Natural Disasters, Oil Spills and Community Effort
Over the past month a number of our NTPDA members have had to deal with weather related disasters. In Iowa there has been a rash of flooding and then in Rock Valley there was a major oil spill. Rock Valley is the home base of our President Scott Schelling. We sent an email to Scott to check up on him. We thought his answer mirrored so many of our members and their communities that we're sharing it with you:
"Sorry for the delay in responding. I have been out for over a week for various reasons including sandbagging and flood relief. We are getting back to normal, the river is back in its banks but we still seem to get rain every couple days so it doesn’t go down much. We set an all time record back in 2014 when the river got to 22.7 feet over floodstage. This year we topped out at 21.5. We were more prepared this time and we knew where and what to do so things went a little smoother, but ultimately we still got our butts kicked by the river. We were able to avoid the major property damage with the work we did and most people just had to empty their basements and pump water.(they still are pumping water) We took some steps after 2014 to prevent that same event in the future, we built a permanent berm on the north end of town to keep the river out and bought a couple huge pumps to pump out our storm sewers. When the river is in flood stage it is higher than our storm sewers and cant run away so we have to pump it out. And that takes a HUGE pump to keep up when you keep getting rain and everyone is pumping water out of their basements. We also made some changes to make the river flow away better so it don’t dam up as high. All the steps we took helped, but we still can do more. I’m sure we will have more ideas to help for future events.

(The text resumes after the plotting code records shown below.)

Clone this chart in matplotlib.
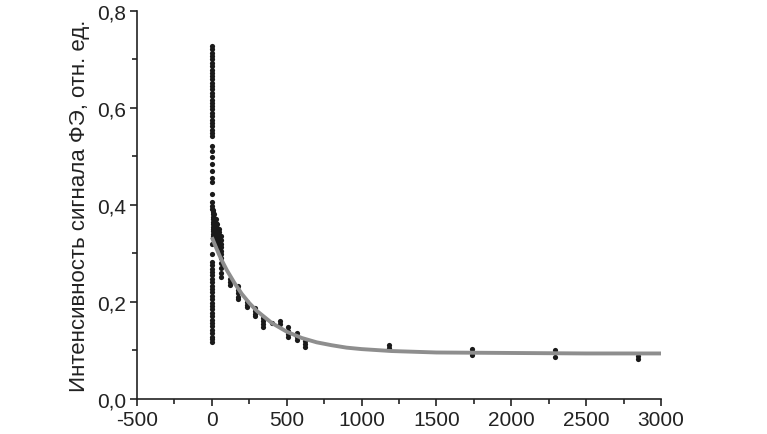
import matplotlib
matplotlib.use("Agg")
import matplotlib.pyplot as plt
import numpy as np

plt.rcParams['font.family'] = ['Liberation Sans', 'DejaVu Sans']
plt.rcParams['axes.unicode_minus'] = False

# vertical column of points near t = 0
column_y = [0.727, 0.721, 0.714, 0.707, 0.700, 0.693, 0.686, 0.679, 0.672, 0.666,
            0.659, 0.652, 0.645, 0.638, 0.631, 0.624, 0.617, 0.611, 0.604, 0.597,
            0.590, 0.583, 0.576, 0.569, 0.562, 0.555, 0.548, 0.541, 0.521, 0.510,
            0.498, 0.484, 0.470, 0.455, 0.447, 0.422, 0.405, 0.398, 0.392,
            0.319, 0.298, 0.282, 0.275, 0.268, 0.261, 0.254, 0.247, 0.240, 0.233,
            0.226, 0.219, 0.212, 0.205, 0.198, 0.191, 0.184, 0.177, 0.170, 0.163,
            0.156, 0.149, 0.142, 0.135, 0.128, 0.122, 0.117]

# dense cluster right after t = 0
cluster_x = [5] * 12 + [15] * 8 + [25] * 7 + [35] * 6 + [45] * 6 + [62] * 11
cluster_y = [0.390, 0.385, 0.380, 0.375, 0.370, 0.365, 0.360, 0.355, 0.350, 0.345, 0.340, 0.335,
             0.380, 0.372, 0.365, 0.358, 0.350, 0.343, 0.336, 0.330,
             0.370, 0.362, 0.355, 0.347, 0.340, 0.333, 0.326,
             0.360, 0.352, 0.345, 0.338, 0.330, 0.322,
             0.350, 0.343, 0.336, 0.328, 0.320, 0.313,
             0.335, 0.327, 0.320, 0.312, 0.305, 0.298, 0.290, 0.280, 0.270, 0.260, 0.250]

# later measurements
tail_x = [120, 120, 120, 175, 175, 175, 175, 175, 232, 232, 232,
          290, 290, 290, 290, 345, 345, 345, 345, 400, 455, 455,
          510, 510, 510, 510, 566, 566, 566, 622, 622, 622,
          1180, 1180, 1735, 1735, 1735, 2290, 2290, 2845, 2845]
tail_y = [0.247, 0.240, 0.235, 0.233, 0.225, 0.218, 0.210, 0.205, 0.200, 0.194, 0.188,
          0.186, 0.180, 0.174, 0.170, 0.167, 0.160, 0.153, 0.148, 0.156, 0.160, 0.153,
          0.148, 0.140, 0.133, 0.128, 0.136, 0.128, 0.120, 0.118, 0.112, 0.107,
          0.111, 0.104, 0.102, 0.096, 0.090, 0.100, 0.086, 0.087, 0.081]

# fitted decay curve
fit_x = [0, 25, 50, 75, 100, 150, 200, 250, 300, 400, 500, 600, 700, 800,
         900, 1000, 1200, 1500, 2000, 2500, 3000]
fit_y = [0.333, 0.314, 0.296, 0.280, 0.265, 0.239, 0.216, 0.197, 0.181, 0.156,
         0.138, 0.125, 0.116, 0.110, 0.105, 0.102, 0.098, 0.095, 0.094, 0.093, 0.093]

x_ticks = [-500, 0, 500, 1000, 1500, 2000, 2500, 3000]
y_ticks = [0.0, 0.2, 0.4, 0.6, 0.8]
y_tick_labels = ['0,0', '0,2', '0,4', '0,6', '0,8']

fig = plt.figure(figsize=(7.67, 4.35), dpi=100)
ax = fig.add_axes([0.1786, 0.0816, 0.6832, 0.8908])

pt_color = '#1a1a1a'
ax.scatter([0] * len(column_y), column_y, s=14, color=pt_color, linewidths=0, zorder=2)
ax.scatter(cluster_x, cluster_y, s=14, color=pt_color, linewidths=0, zorder=2)
ax.scatter(tail_x, tail_y, s=14, color=pt_color, linewidths=0, zorder=2)
ax.plot(fit_x, fit_y, color='#8e8e8e', lw=2.8, solid_capstyle='butt', zorder=3)

ax.set_xlim(-500, 3000)
ax.set_ylim(0, 0.8)
ax.set_xticks(x_ticks)
ax.set_yticks(y_ticks)
ax.set_yticklabels(y_tick_labels)
ax.set_xticks(np.arange(-250, 3000, 500), minor=True)
ax.set_yticks([0.1, 0.3, 0.5, 0.7], minor=True)

for side in ['top', 'right']:
    ax.spines[side].set_visible(False)
for side in ['left', 'bottom']:
    ax.spines[side].set_linewidth(1.2)
    ax.spines[side].set_color('#222222')

ax.tick_params(axis='both', which='major', direction='out', length=5, width=1.2,
               labelsize=15, colors='#222222', pad=3)
ax.tick_params(axis='both', which='minor', direction='out', length=3.5, width=1.2,
               colors='#222222')

ax.set_ylabel('Интенсивность сигнала ФЭ, отн. ед.', fontsize=16, color='#222222',
              labelpad=5)

fig.savefig('out.png', dpi=100)
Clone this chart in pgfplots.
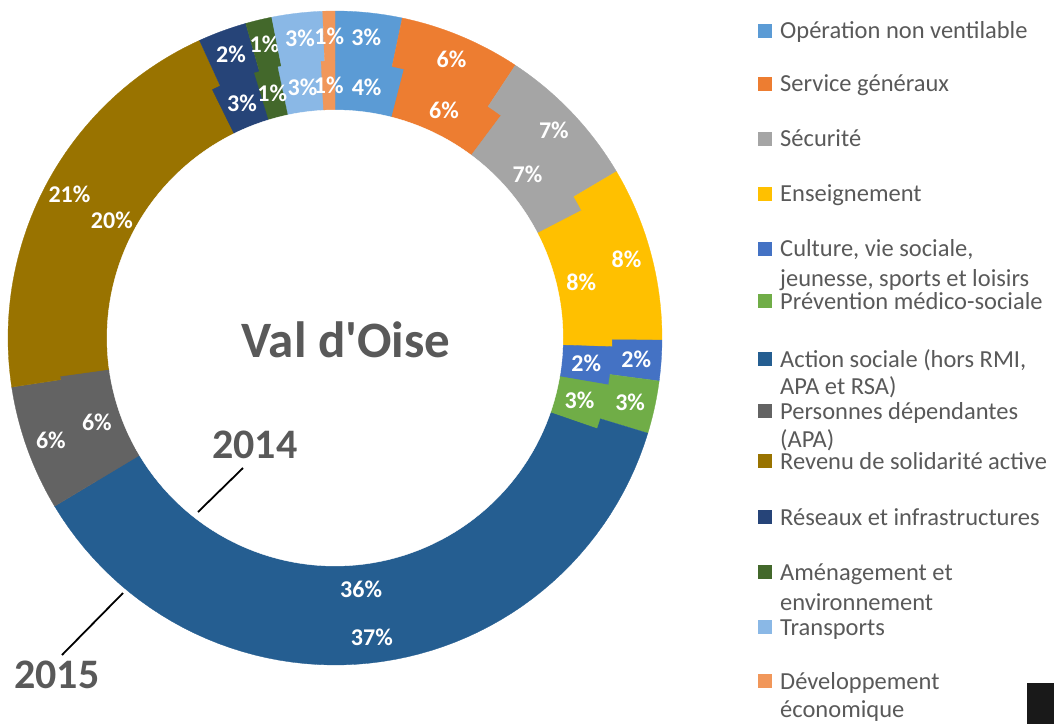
\documentclass[border=0pt]{standalone}
\usepackage{pgfplots}
\pgfplotsset{compat=1.18}
\usepackage{pgfplotstable}
\usepgfplotslibrary{polar}
\usepackage{fontspec}
\setmainfont{Carlito}

\definecolor{c0}{HTML}{5B9BD5}
\definecolor{c1}{HTML}{ED7D31}
\definecolor{c2}{HTML}{A5A5A5}
\definecolor{c3}{HTML}{FFC000}
\definecolor{c4}{HTML}{4472C4}
\definecolor{c5}{HTML}{70AD47}
\definecolor{c6}{HTML}{255E91}
\definecolor{c7}{HTML}{636363}
\definecolor{c8}{HTML}{997300}
\definecolor{c9}{HTML}{264478}
\definecolor{c10}{HTML}{43682B}
\definecolor{c11}{HTML}{8AB8E6}
\definecolor{c12}{HTML}{F1975A}
\definecolor{txt}{HTML}{595959}
\tikzset{lab/.style={font=\fontsize{24}{28}\selectfont\bfseries, text=white, inner sep=0pt}}

% shares (%) : v15 = 2015 (outer ring), v14 = 2014 (inner ring)
\pgfplotstableread{
v15  v14  l15 l14
3.3  4.0  3   4
6.0  6.2  6   6
7.2  7.2  7   7
8.6  8.1  8   8
2.0  2.2  2   2
2.6  2.6  3   3
36.7 36.1 37  36
6.2  6.4  6   6
20.6 19.9 21  20
2.4  2.6  2   3
1.3  1.4  1   1
2.5  2.5  3   3
0.6  0.8  1   1
}\shares

\begin{document}
\begin{tikzpicture}
\useasboundingbox (0pt,0pt) rectangle (1054pt,724pt);
\begin{polaraxis}[
  at={(335pt,386pt)}, anchor=center,
  scale only axis, width=654pt, height=654pt,
  xmin=0, xmax=360, ymin=0, ymax=327,
  hide axis, clip=false,
]
\pgfplotstablegetrowsof{\shares}
\pgfmathtruncatemacro\N{\pgfplotsretval-1}
% outer ring 2015
\def\cum{0}
\pgfplotsforeachungrouped \i in {0,...,\N}{%
  \pgfplotstablegetelem{\i}{v15}\of\shares \let\v\pgfplotsretval
  \pgfplotstablegetelem{\i}{l15}\of\shares \let\l\pgfplotsretval
  \pgfmathsetmacro\aS{90-3.6*\cum}%
  \pgfmathsetmacro\cum{\cum+\v}%
  \pgfmathsetmacro\aE{90-3.6*\cum}%
  \pgfmathsetmacro\aM{(\aS+\aE)/2}%
  \edef\temp{\noexpand\addplot[fill=c\i, draw=c\i, line width=0.3pt, domain=\aE:\aS, samples=60] {327} -- (axis cs:0,0) -- cycle;
    \noexpand\node[lab] at (axis cs:\aM,302) {\l\noexpand\%};}%
  \temp
}
% inner ring 2014
\def\cum{0}
\pgfplotsforeachungrouped \i in {0,...,\N}{%
  \pgfplotstablegetelem{\i}{v14}\of\shares \let\v\pgfplotsretval
  \pgfmathsetmacro\aS{90-3.6*\cum}%
  \pgfmathsetmacro\cum{\cum+\v}%
  \pgfmathsetmacro\aE{90-3.6*\cum}%
  \edef\temp{\noexpand\addplot[fill=c\i, draw=c\i, line width=0.3pt, domain=\aE:\aS, samples=60] {277} -- (axis cs:0,0) -- cycle;}%
  \temp
}
\addplot[fill=white, draw=white, domain=0:360, samples=180] {228} -- cycle;
% inner labels
\def\cum{0}
\pgfplotsforeachungrouped \i in {0,...,\N}{%
  \pgfplotstablegetelem{\i}{v14}\of\shares \let\v\pgfplotsretval
  \pgfplotstablegetelem{\i}{l14}\of\shares \let\l\pgfplotsretval
  \pgfmathsetmacro\aS{90-3.6*\cum}%
  \pgfmathsetmacro\cum{\cum+\v}%
  \pgfmathsetmacro\aE{90-3.6*\cum}%
  \pgfmathsetmacro\aM{(\aS+\aE)/2}%
  \edef\temp{\noexpand\node[lab] at (axis cs:\aM,252.5) {\l\noexpand\%};}%
  \temp
}
\end{polaraxis}

% centre title and year labels
\node[font=\fontsize{51}{60}\selectfont\bfseries, text=txt, anchor=base] at (346pt,367pt) {Val d\textquotesingle Oise};
\node[font=\fontsize{42}{48}\selectfont\bfseries, text=txt, anchor=base west, inner sep=0pt] at (212pt,266pt) {2014};
\node[font=\fontsize{42}{48}\selectfont\bfseries, text=txt, anchor=base west, inner sep=0pt] at (14pt,36pt) {2015};
\draw[black, line width=1.8pt] (243pt,256pt) -- (198pt,212pt);
\draw[black, line width=1.8pt] (123pt,131pt) -- (62pt,69pt);

% legend
\def\legsq#1#2{\fill[#1] (758pt,{(724-#2+1)*1pt}) rectangle ++(14pt,14pt);}
\def\legtx#1#2{\node[font=\fontsize{24.5}{28}\selectfont, text=txt, anchor=base west, inner sep=0pt] at (780pt,{(724-#1)*1pt}) {#2};}
\legsq{c0}{39}\legtx{39}{Opération non ventilable}
\legsq{c1}{92}\legtx{92}{Service généraux}
\legsq{c2}{147}\legtx{147}{Sécurité}
\legsq{c3}{202}\legtx{202}{Enseignement}
\legsq{c4}{257}\legtx{257}{Culture, vie sociale,}\legtx{287}{jeunesse, sports et loisirs}
\legsq{c5}{309}\legtx{309}{Prévention médico-sociale}
\legsq{c6}{367}\legtx{367}{Action sociale (hors RMI,}\legtx{394}{APA et RSA)}
\legsq{c7}{419}\legtx{419}{Personnes dépendantes}\legtx{447}{(APA)}
\legsq{c8}{469}\legtx{469}{Revenu de solidarité active}
\legsq{c9}{525}\legtx{525}{Réseaux et infrastructures}
\legsq{c10}{580}\legtx{580}{Aménagement et}\legtx{610}{environnement}
\legsq{c11}{635}\legtx{635}{Transports}
\legsq{c12}{689}\legtx{689}{Développement}\legtx{717}{économique}
\fill[black!90] (1027pt,0pt) rectangle (1054pt,41pt);
\end{tikzpicture}
\end{document}
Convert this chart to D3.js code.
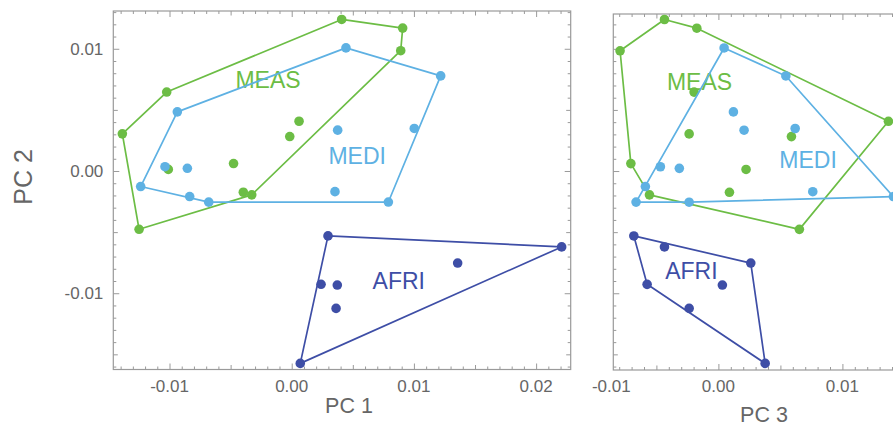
<!DOCTYPE html>
<html>
<head>
<meta charset="utf-8">
<script src="https://cdn.jsdelivr.net/npm/d3@7"></script>
<style>
  body { margin: 0; background: #fff; }
  text { font-family: "Liberation Sans", Arial, sans-serif; }
</style>
</head>
<body>
<script>
// groups and their colours
var groups = ["MEAS", "MEDI", "AFRI"];
var colors = ["#6cbd45", "#5eb1e3", "#3e4ea6"];

// principal component scores per group
var measPC1 = [0.00409, 0.00908, 0.00892, -0.01023, 0.00060, -0.01386, -0.00016, -0.00476, -0.01010, -0.00396, -0.00327, -0.01249];
var measPC2 = [0.01240, 0.01169, 0.00984, 0.00646, 0.00407, 0.00304, 0.00282, 0.00061, 0.00013, -0.00174, -0.00195, -0.00477];
var measPC3 = [-0.00435, -0.00174, -0.00793, -0.00196, 0.01371, -0.00236, 0.00589, -0.00706, 0.00223, 0.00089, -0.00556, 0.00653];

var mediPC1 = [0.00444, 0.01219, -0.00936, 0.00376, 0.01003, -0.01037, -0.00854, -0.01236, 0.00354, -0.00835, -0.00679, 0.00791];
var mediPC2 = [0.01007, 0.00778, 0.00484, 0.00334, 0.00348, 0.00035, 0.00022, -0.00127, -0.00169, -0.00209, -0.00255, -0.00254];
var mediPC3 = [0.00046, 0.00544, 0.00121, 0.00207, 0.00619, -0.00468, -0.00315, -0.00589, 0.00761, 0.01411, -0.00236, -0.00664];

var afriPC1 = [0.00297, 0.02209, 0.01358, 0.00240, 0.00373, 0.00363, 0.00070];
var afriPC2 = [-0.00531, -0.00621, -0.00753, -0.00927, -0.00933, -0.01124, -0.01574];
var afriPC3 = [-0.00682, -0.00435, 0.00261, -0.00575, 0.00032, -0.00236, 0.00377];

// where the group names sit, in data units (x, PC 2)
var labelsPC1 = [[-0.00194, 0.00677], [0.00536, 0.00055], [0.00876, -0.00968]];
var labelsPC3 = [[-0.00152, 0.00663], [0.00723, 0.00022], [-0.00218, -0.00886]];

// tick labels
var xTicksPC1 = [-0.01, 0, 0.01, 0.02];
var xTicksPC3 = [-0.01, 0, 0.01];
var yTicksPC2 = [-0.01, 0, 0.01];

var scores = {
  MEAS: [measPC1, measPC2, measPC3],
  MEDI: [mediPC1, mediPC2, mediPC3],
  AFRI: [afriPC1, afriPC2, afriPC3]
};

var width = 893;
var height = 426;
var frameColor = "#9a9a9a";
var textColor = "#666666";
var fmt = function(d) { return d3.format(".2f")(d).replace("\u2212", "-"); };

var svg = d3.select("body")
            .append("svg")
            .attr("width", width)
            .attr("height", height);

// two panels: PC1 vs PC2, and PC3 vs PC2
var panels = [
  { comp: 0, left: 113.3, right: 570.7, top: 11, bottom: 369.5,
    xDomain: [-0.0146, 0.02283], yDomain: [-0.01624, 0.01309],
    xTicks: xTicksPC1, yLabels: true, labels: labelsPC1,
    title: "PC 1", titleX: 349, titleY: 413 },
  { comp: 2, left: 613.3, right: 1070.7, top: 14, bottom: 370,
    xDomain: [-0.008476, 0.02841], yDomain: [-0.01628, 0.01285],
    xTicks: xTicksPC3, yLabels: false, labels: labelsPC3,
    title: "PC 3", titleX: 764, titleY: 421.5 }
];

// every thousandth inside a domain
function tickList(domain) {
  var out = [];
  for (var k = Math.ceil(domain[0] * 1000); k <= Math.floor(domain[1] * 1000); k++) {
    out.push(k / 1000);
  }
  return out;
}
// long ticks on hundredths, medium on the halves, short otherwise
function tickLen(d) {
  var k = Math.round(d * 1000);
  if (k % 10 === 0) return 6;
  if (k % 5 === 0) return 4.5;
  return 3;
}

panels.forEach(function(p) {
  var x = d3.scaleLinear().domain(p.xDomain).range([p.left, p.right]);
  var y = d3.scaleLinear().domain(p.yDomain).range([p.bottom, p.top]);

  var g = svg.append("g");

  // frame
  g.append("rect")
   .attr("x", p.left)
   .attr("y", p.top)
   .attr("width", p.right - p.left)
   .attr("height", p.bottom - p.top)
   .attr("fill", "none")
   .attr("stroke", frameColor)
   .attr("stroke-width", 1.2);

  var xs = tickList(p.xDomain);
  var ys = tickList(p.yDomain);

  // inward ticks on all four sides
  var sides = [
    { axis: d3.axisBottom(x).tickValues(xs), at: "translate(0," + p.bottom + ")", attr: "y2", sign: -1 },
    { axis: d3.axisTop(x).tickValues(xs), at: "translate(0," + p.top + ")", attr: "y2", sign: 1 },
    { axis: d3.axisLeft(y).tickValues(ys), at: "translate(" + p.left + ",0)", attr: "x2", sign: 1 },
    { axis: d3.axisRight(y).tickValues(ys), at: "translate(" + p.right + ",0)", attr: "x2", sign: -1 }
  ];
  sides.forEach(function(s) {
    var a = g.append("g")
             .attr("transform", s.at)
             .call(s.axis.tickSize(0).tickFormat(""));
    a.select(".domain").remove();
    a.selectAll(".tick line")
     .attr(s.attr, function(d) { return s.sign * tickLen(d); })
     .attr("stroke", frameColor);
  });

  // x tick labels
  g.selectAll("text.xtick")
   .data(p.xTicks)
   .enter()
   .append("text")
   .attr("class", "xtick")
   .attr("x", function(d) { return Math.max(x(d), p.left - 2); })
   .attr("y", 392)
   .attr("text-anchor", "middle")
   .attr("fill", textColor)
   .style("font-size", "17px")
   .text(fmt);

  // y tick labels only on the first panel
  if (p.yLabels) {
    g.selectAll("text.ytick")
     .data(yTicksPC2)
     .enter()
     .append("text")
     .attr("class", "ytick")
     .attr("x", p.left - 10)
     .attr("y", function(d) { return y(d); })
     .attr("dy", "0.36em")
     .attr("text-anchor", "end")
     .attr("fill", textColor)
     .style("font-size", "17px")
     .text(fmt);

    svg.append("text")
       .attr("transform", "translate(31.5," + 177 + ")rotate(-90)")
       .attr("text-anchor", "middle")
       .attr("fill", textColor)
       .style("font-size", "25px")
       .text("PC 2");
  }

  // x axis title
  g.append("text")
   .attr("x", p.titleX)
   .attr("y", p.titleY)
   .attr("text-anchor", "middle")
   .attr("fill", textColor)
   .style("font-size", "21.5px")
   .text(p.title);

  // hull, points and name for each group
  groups.forEach(function(name, i) {
    var xv = scores[name][p.comp];
    var yv = scores[name][1];
    var pts = xv.map(function(v, j) { return [x(v), y(yv[j])]; });
    var hull = d3.polygonHull(pts);

    g.append("path")
     .attr("d", "M" + hull.join("L") + "Z")
     .attr("fill", "none")
     .attr("stroke", colors[i])
     .attr("stroke-width", 1.7)
     .attr("stroke-linejoin", "round");

    g.selectAll("circle.g" + i)
     .data(pts)
     .enter()
     .append("circle")
     .attr("class", "g" + i)
     .attr("cx", function(d) { return d[0]; })
     .attr("cy", function(d) { return d[1]; })
     .attr("r", 4.8)
     .attr("fill", colors[i]);

    g.append("text")
     .attr("x", x(p.labels[i][0]))
     .attr("y", y(p.labels[i][1]))
     .attr("text-anchor", "middle")
     .attr("fill", colors[i])
     .style("font-size", "23px")
     .text(name);
  });
});
</script>
</body>
</html>
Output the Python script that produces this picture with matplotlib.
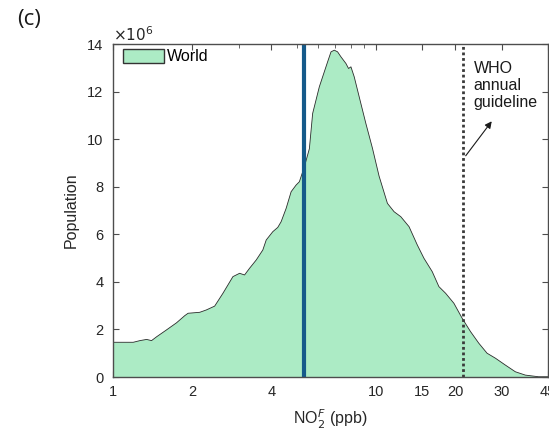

The oil spill was just 6-7 miles upriver from us and I understand it was the worst oil spill in the US in the last 5 years. The last number I heard was 230K gallons spilled, and as of last Thurs, only about 100k of that was recovered. We could see oil in the river and of course it puddled up along the banks in the quiet water. You could smell oil all thru town on Thursday and Friday. We had to shut down the city wells to try to keep oil from getting into them. The DNR has been out and testing dirt in places as the river recedes to see how bad the contamination was. They have cleared the soccer fields and ball fields to be played on, they say the contamination was minimal in those areas. The cleanup crew that BNSF brought in was excellent, they went right to work with cleanup and repair and last Thurs the trains were running again down those tracks. We will see how long before they are finished with oil cleanup, but they don’t stand around, those people are here to work.
The silver lining of it all is the way the communities come together to fight back against the water and how they come out to help others that are in need. We again had several thousand volunteers from the surrounding towns come to us and help, and they still are coming to help people they don’t even know with cleanup. This is the reason I love to live here, we don’t just throw up our hands and cry about it and quit, we show up any time of day, and help out people we might not know, and we stand shoulder to shoulder in chest deep water throwing sandbags all night, and we pick each other up when things seem like they are hopeless. It is a beautiful thing to witness, and it keeps you going even after no sleep, or when your muscles don’t want to go anymore. I love my town!!"